Crónica de Nuno Cardoso: A casa no campo

(Fotografia: Pixabay)
No campeonato das memórias, quem ainda tem uma casa de família no campo tem tudo. É um luxo que não se mede em tipologias, metros quadrados, acabamentos e peças decorativas.

O último pôr-do-sol do mês de setembro vestia o céu com os habituais tons de laranja, vermelho e rosa, entre as sete da tarde e as oito da noite, quando me sentei na simpática varanda do quarto de hotel, com vista direta para o complexo de dunas que acompanha os areais da zona norte de Peniche, casos da Praia da Cova de Alfarroba e da Praia de Peniche de Cima. Peguei no livro que tinha escolhido meio à pressa, quando saí de Lisboa, da pilha de livros que ainda estão por ler, e comecei a folheá-lo a bom ritmo e sem timidez.

“Nessa Altura Já Cá Não Estamos”, novo romance da escritora espanhola Lola Mascarell, baseia-se em acontecimentos da vida da autora, e foca-se na luta e vontade de uma mulher em preservar a casa de campo e de férias da sua família, numa pequena localidade nos arredores de Valência, depois de os pais se verem obrigados a colocá-la no mercado e vendê-la, face ao custo de vida, entre outros motivos. Dei por mim a pensar sobre a coincidência do tema, na mesma tarde em que milhares se reuniam em 24 cidades do país, em manifestações simultâneas pelo direito à habitação.

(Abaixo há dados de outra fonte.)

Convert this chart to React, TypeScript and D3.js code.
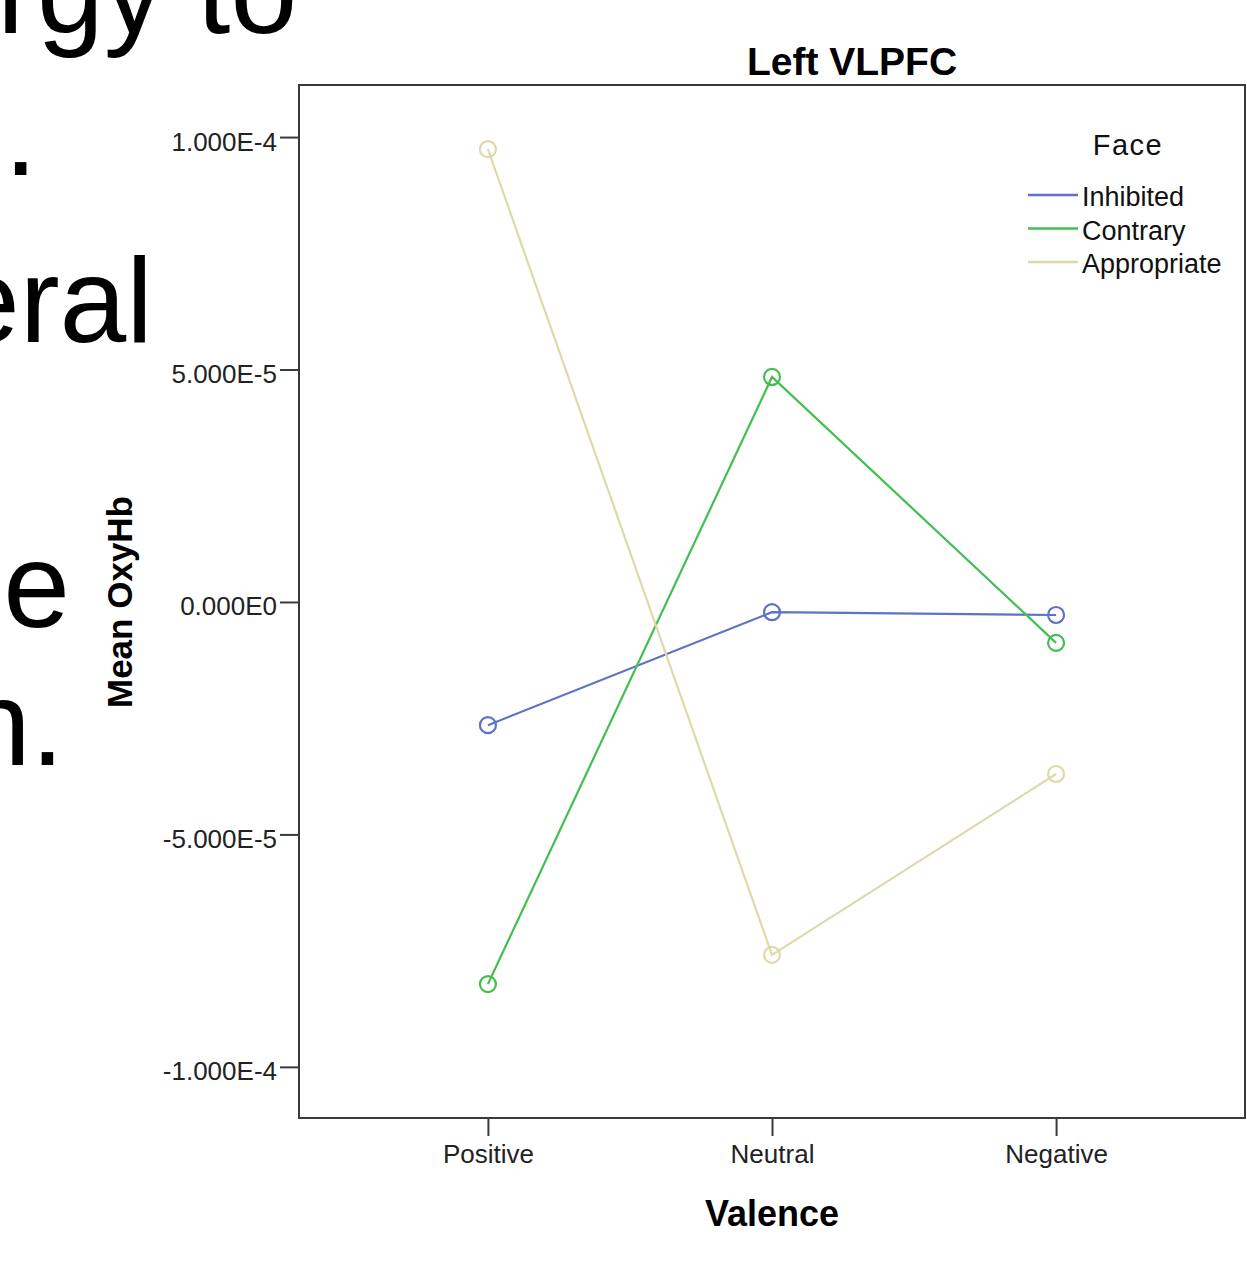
import { useEffect, useRef } from "react";
import * as d3 from "d3";

// data
const valences = ["Positive", "Neutral", "Negative"];
const faces = ["Inhibited", "Contrary", "Appropriate"];
const inhibited = [-2.65e-5, -2.2e-6, -2.8e-6];
const contrary = [-8.22e-5, 4.84e-5, -8.8e-6];
const appropriate = [9.74e-5, -7.59e-5, -3.7e-5];
const faceColors = ["#5e72c6", "#43bf50", "#ded9ad"];
const yTicks = [-1e-4, -5e-5, 0, 5e-5, 1e-4];

// bits of the slide text peeking out from behind the chart
const slideLines = [
    { text: "rgy to", x: -3, y: 33, anchor: "start" },
    { text: ".", x: 4, y: 175, anchor: "start" },
    { text: "eral", x: 153, y: 342, anchor: "end" },
    { text: "e", x: 70, y: 627, anchor: "end" },
    { text: "n.", x: 64, y: 765, anchor: "end" },
];

// SPSS style: 1.000E-4, 0.000E0, plain hyphen for minus
const sciFormat = (v: number) =>
    d3.format(".3e")(v).replace("\u2212", "-").replace("e+", "E").replace("e", "E");

export default function App() {
    const ref = useRef<SVGSVGElement>(null);

    useEffect(() => {
        const width = 1247;
        const height = 1276;
        const left = 299, right = 1245, top = 85, bottom = 1118;

        const svg = d3.select(ref.current)
            .attr("width", width)
            .attr("height", height)
            .style("font-family", "'Liberation Sans', Arial, sans-serif");

        svg.selectAll("*").remove();

        svg.append("rect").attr("width", width).attr("height", height).attr("fill", "#fff");

        svg.selectAll("text.slide")
            .data(slideLines)
            .join("text")
            .attr("class", "slide")
            .attr("x", d => d.x)
            .attr("y", d => d.y)
            .attr("text-anchor", d => d.anchor)
            .attr("font-size", 120)
            .attr("fill", "#000")
            .text(d => d.text);

        // Scales
        const x = d3.scalePoint<string>()
            .domain(valences)
            .range([left, right])
            .padding(0.665);

        const y = d3.scaleLinear()
            .domain([-1.11e-4, 1.112e-4])
            .range([bottom, top]);

        // Frame
        svg.append("rect")
            .attr("x", left)
            .attr("y", top)
            .attr("width", right - left)
            .attr("height", bottom - top)
            .attr("fill", "none")
            .attr("stroke", "#3a3a3a")
            .attr("stroke-width", 2);

        // Axes
        const yAxis = svg.append("g")
            .attr("transform", `translate(${left},0)`)
            .call(d3.axisLeft(y).tickValues(yTicks).tickFormat(d => sciFormat(+d)).tickSize(19).tickPadding(3));
        yAxis.select(".domain").remove();
        yAxis.selectAll("line").attr("stroke", "#3a3a3a").attr("stroke-width", 2);
        yAxis.selectAll("text")
            .attr("font-size", 26)
            .attr("font-family", "'Liberation Sans', Arial, sans-serif")
            .attr("fill", "#222")
            .attr("dy", "0.5em");

        const xAxis = svg.append("g")
            .attr("transform", `translate(0,${bottom})`)
            .call(d3.axisBottom(x).tickSize(18).tickPadding(9));
        xAxis.select(".domain").remove();
        xAxis.selectAll("line").attr("stroke", "#3a3a3a").attr("stroke-width", 2);
        xAxis.selectAll("text")
            .attr("font-size", 26)
            .attr("font-family", "'Liberation Sans', Arial, sans-serif")
            .attr("fill", "#222");

        // Titles
        svg.append("text")
            .attr("x", 852)
            .attr("y", 75)
            .attr("text-anchor", "middle")
            .attr("font-size", 39)
            .attr("font-weight", "bold")
            .text("Left VLPFC");

        svg.append("text")
            .attr("x", 772)
            .attr("y", 1226)
            .attr("text-anchor", "middle")
            .attr("font-size", 36)
            .attr("font-weight", "bold")
            .text("Valence");

        svg.append("text")
            .attr("transform", "translate(132,602) rotate(-90)")
            .attr("text-anchor", "middle")
            .attr("font-size", 35)
            .attr("font-weight", "bold")
            .text("Mean OxyHb");

        // Lines and markers
        const series = [inhibited, contrary, appropriate];
        const line = d3.line<number>()
            .x((_, i) => x(valences[i]) as number)
            .y(d => y(d));

        series.forEach((vals, si) => {
            const g = svg.append("g");
            g.append("path")
                .datum(vals)
                .attr("fill", "none")
                .attr("stroke", faceColors[si])
                .attr("stroke-width", 2.2)
                .attr("d", line);
            g.selectAll("circle")
                .data(vals)
                .join("circle")
                .attr("cx", (_, i) => x(valences[i]) as number)
                .attr("cy", d => y(d))
                .attr("r", 8)
                .attr("fill", "none")
                .attr("stroke", faceColors[si])
                .attr("stroke-width", 2.2);
        });

        // Legend
        svg.append("text")
            .attr("x", 1128)
            .attr("y", 155)
            .attr("text-anchor", "middle")
            .attr("font-size", 29)
            .attr("letter-spacing", 1.5)
            .attr("fill", "#111")
            .text("Face");

        const legend = svg.selectAll("g.legend")
            .data(faces)
            .join("g")
            .attr("class", "legend")
            .attr("transform", (_, i) => `translate(1028,${195 + i * 33.5})`);
        legend.append("line")
            .attr("x2", 50)
            .attr("stroke", (_, i) => faceColors[i])
            .attr("stroke-width", 2.5);
        legend.append("text")
            .attr("x", 54)
            .attr("y", 11)
            .attr("font-size", 27)
            .attr("fill", "#111")
            .text(d => d);
    }, []);

    return <svg ref={ref} style={{ position: "absolute", left: 0, top: 0 }}></svg>;
}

No campeonato das memórias, quem ainda tem uma casa de família no campo tem tudo. É um luxo que não se mede em tipologias, metros quadrados, acabamentos e peças decorativas. São, sim, as paredes carregadas de memórias, as mesas que já precisavam de um arranjo, mas que viram passar receitas sem fim, os corredores que nos viram crescer em centímetros e sabedoria – nem sempre em paralelo -, as camas e os sofás que são sinónimos de descanso, vagar e preguiça nos dias e noites longos de verão.

A casa de campo é o testemunho físico e agridoce do passar de gerações, as que ainda lhe dão vida, e as que já cá não estão. Cheira à fruta dos pomares e das vinhas, ao azeite fresco que vem do lagar vizinho, ao arvoredo onde os miúdos brincam às escondidas e os graúdos procuram sombra. É sinónimo de água fresca que corre na ribeira ou na praia fluvial para onde se corria assim que estava feita a digestão do almoço, da televisão velha que nem sempre tinha bom sinal, de conversas longas e descontraídas, dos tanques em cimento onde se lavava roupa em ritmo energético, das bicicletas arcaicas que já caíram vezes sem fim e ainda se aguentam. De tudo isto e muito mais.

“Se tiveste infância, lê este livro”, lê-se na contracapa de “Nessa Altura Já Cá Não Estamos”. Se tivermos que ser parcos em palavras, uma casa de campo é mesmo isso: infância.